[TO DO] Each line that holds the word "chart" counts once; report how many lines do so and nothing else.

[DATA EXTRACT]

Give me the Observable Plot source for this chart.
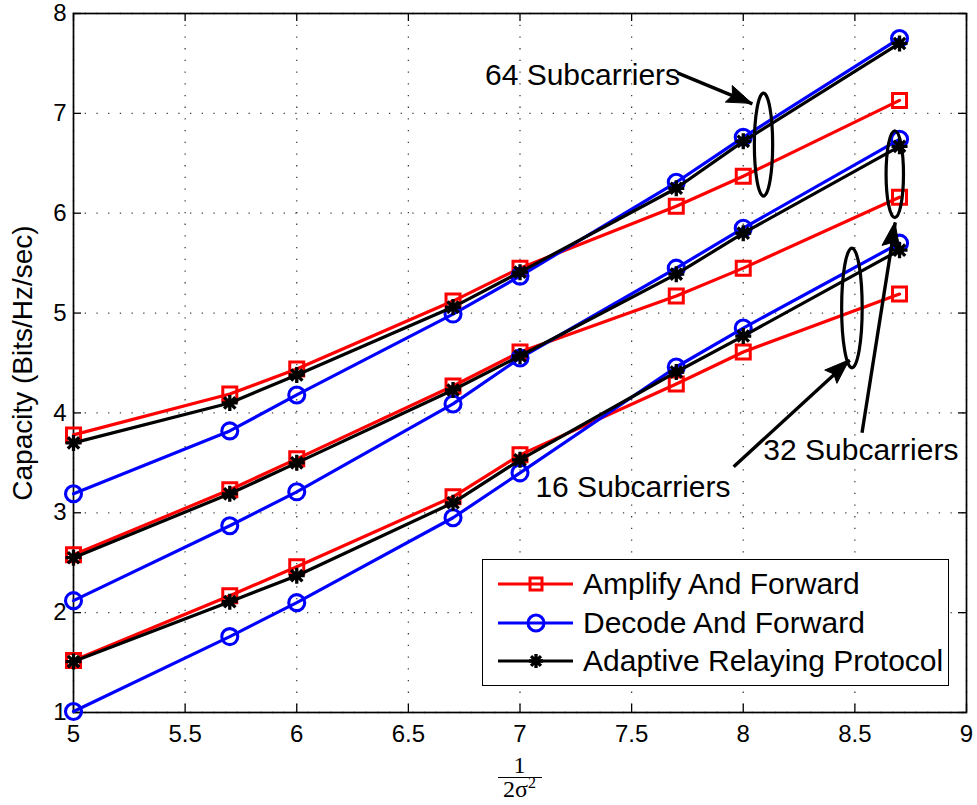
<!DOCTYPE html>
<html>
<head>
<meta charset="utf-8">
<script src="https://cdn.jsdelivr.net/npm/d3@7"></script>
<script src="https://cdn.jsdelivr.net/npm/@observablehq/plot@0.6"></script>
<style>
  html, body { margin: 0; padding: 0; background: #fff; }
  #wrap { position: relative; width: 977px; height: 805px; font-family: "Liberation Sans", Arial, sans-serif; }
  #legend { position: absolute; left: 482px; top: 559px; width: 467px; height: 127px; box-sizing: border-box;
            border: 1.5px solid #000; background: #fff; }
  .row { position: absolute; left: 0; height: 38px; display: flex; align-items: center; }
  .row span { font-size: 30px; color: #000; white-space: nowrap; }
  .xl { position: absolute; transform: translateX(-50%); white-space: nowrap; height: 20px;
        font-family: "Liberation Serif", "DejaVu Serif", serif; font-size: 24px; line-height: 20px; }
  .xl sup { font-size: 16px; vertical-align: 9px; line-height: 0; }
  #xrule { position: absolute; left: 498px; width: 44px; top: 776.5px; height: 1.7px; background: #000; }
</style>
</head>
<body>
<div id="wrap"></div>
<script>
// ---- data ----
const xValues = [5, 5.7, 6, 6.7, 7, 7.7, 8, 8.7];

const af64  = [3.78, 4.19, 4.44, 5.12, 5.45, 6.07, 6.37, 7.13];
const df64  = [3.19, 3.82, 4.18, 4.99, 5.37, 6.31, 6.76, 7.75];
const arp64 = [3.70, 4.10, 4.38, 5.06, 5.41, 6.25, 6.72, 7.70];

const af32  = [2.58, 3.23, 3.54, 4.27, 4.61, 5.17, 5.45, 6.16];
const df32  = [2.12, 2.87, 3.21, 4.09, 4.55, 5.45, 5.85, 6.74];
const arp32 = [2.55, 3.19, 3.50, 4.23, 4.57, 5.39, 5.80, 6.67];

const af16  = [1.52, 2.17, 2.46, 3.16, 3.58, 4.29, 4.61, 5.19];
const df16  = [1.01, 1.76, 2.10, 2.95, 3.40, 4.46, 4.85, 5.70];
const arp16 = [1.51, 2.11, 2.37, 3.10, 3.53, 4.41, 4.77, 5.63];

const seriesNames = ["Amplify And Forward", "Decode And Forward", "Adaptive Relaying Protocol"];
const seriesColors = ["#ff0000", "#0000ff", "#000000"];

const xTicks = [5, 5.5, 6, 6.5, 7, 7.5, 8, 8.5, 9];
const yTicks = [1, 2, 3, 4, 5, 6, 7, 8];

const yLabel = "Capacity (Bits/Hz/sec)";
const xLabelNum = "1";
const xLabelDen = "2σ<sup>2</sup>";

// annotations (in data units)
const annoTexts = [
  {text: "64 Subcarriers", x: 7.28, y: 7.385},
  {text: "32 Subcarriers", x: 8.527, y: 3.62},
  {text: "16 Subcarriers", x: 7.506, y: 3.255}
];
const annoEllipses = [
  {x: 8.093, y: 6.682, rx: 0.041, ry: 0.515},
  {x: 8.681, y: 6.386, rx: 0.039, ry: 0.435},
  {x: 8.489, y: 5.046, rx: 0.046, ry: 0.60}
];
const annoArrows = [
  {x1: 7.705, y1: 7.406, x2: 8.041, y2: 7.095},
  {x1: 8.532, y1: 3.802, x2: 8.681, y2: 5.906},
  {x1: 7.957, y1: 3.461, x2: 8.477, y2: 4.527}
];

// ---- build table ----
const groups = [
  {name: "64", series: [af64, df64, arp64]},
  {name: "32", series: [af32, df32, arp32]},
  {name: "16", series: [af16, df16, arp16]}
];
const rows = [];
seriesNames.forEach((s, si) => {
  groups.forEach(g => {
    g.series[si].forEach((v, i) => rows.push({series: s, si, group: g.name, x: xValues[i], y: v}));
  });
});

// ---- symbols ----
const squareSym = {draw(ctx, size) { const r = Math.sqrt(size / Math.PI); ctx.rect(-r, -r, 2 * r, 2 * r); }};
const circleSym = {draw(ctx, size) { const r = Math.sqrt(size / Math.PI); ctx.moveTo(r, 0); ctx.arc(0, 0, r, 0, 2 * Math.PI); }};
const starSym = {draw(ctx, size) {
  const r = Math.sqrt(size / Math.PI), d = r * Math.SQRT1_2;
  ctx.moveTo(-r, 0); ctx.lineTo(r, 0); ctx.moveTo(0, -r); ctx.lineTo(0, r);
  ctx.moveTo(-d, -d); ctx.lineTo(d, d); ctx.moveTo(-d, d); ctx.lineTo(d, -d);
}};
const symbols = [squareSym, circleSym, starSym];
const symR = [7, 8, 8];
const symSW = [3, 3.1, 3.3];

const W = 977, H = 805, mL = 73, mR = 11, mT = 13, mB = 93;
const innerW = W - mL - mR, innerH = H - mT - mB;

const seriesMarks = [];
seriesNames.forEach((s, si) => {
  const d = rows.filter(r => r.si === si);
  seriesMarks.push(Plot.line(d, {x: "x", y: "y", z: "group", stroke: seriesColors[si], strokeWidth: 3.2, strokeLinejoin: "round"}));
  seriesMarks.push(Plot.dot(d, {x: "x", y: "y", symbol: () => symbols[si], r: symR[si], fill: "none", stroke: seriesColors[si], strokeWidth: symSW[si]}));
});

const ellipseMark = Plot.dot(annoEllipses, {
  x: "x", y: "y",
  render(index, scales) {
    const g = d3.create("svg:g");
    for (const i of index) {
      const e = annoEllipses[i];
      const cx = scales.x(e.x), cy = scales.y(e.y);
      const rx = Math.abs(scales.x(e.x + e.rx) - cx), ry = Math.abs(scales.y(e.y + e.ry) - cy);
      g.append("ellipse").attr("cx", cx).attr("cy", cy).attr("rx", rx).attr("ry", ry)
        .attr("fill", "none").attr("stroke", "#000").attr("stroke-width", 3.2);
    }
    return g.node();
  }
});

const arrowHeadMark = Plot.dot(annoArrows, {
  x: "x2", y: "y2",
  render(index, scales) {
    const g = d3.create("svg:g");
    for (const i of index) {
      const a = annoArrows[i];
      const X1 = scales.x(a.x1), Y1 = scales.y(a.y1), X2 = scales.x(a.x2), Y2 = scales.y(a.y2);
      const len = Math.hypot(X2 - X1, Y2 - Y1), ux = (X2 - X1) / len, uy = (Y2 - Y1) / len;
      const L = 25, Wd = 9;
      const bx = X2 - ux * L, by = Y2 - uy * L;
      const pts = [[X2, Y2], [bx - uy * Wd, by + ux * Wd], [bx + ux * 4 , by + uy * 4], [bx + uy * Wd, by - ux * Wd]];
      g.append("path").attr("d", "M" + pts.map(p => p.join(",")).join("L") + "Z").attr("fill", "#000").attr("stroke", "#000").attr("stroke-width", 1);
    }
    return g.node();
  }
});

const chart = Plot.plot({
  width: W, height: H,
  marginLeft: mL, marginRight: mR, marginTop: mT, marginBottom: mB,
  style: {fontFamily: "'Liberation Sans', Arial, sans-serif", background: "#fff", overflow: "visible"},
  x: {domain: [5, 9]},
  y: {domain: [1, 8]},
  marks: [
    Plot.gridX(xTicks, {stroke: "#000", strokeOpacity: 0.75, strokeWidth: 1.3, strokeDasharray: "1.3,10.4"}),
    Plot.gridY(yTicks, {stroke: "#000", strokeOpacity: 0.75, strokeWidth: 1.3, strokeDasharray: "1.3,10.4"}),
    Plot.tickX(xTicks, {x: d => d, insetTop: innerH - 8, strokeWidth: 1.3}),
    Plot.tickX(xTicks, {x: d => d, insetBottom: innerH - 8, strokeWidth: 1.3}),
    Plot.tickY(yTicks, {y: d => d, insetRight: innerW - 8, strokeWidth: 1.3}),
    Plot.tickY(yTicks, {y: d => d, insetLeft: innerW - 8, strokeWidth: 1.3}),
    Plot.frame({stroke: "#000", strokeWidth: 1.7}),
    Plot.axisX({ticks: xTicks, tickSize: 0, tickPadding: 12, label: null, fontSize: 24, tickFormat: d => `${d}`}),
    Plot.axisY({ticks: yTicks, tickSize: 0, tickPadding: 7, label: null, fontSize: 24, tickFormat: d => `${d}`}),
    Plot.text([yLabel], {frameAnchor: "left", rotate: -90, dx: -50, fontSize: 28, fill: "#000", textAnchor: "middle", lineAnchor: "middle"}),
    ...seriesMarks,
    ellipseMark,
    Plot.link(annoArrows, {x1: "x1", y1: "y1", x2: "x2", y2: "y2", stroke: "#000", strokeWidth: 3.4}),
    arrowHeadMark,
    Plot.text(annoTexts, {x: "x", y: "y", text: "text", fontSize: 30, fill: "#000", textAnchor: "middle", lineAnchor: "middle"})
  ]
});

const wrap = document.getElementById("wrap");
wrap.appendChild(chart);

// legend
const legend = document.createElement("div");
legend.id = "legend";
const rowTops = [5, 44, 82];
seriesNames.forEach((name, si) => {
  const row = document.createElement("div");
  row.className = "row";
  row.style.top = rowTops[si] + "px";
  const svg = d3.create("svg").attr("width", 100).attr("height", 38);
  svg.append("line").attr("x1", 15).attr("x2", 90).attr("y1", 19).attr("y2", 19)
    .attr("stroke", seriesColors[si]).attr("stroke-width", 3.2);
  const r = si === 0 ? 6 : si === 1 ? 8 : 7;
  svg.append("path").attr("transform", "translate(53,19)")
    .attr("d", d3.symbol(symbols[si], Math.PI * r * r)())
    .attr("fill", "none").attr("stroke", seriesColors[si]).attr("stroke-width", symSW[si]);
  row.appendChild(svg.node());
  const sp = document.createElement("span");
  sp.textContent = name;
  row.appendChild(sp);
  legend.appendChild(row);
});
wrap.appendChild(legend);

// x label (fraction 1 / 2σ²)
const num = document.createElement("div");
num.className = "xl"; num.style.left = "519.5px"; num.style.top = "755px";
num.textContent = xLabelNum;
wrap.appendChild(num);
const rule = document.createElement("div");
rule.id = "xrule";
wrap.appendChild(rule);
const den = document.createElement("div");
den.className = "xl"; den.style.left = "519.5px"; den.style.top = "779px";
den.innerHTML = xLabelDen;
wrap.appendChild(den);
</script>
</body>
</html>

[FINISHED EXERCISE] 3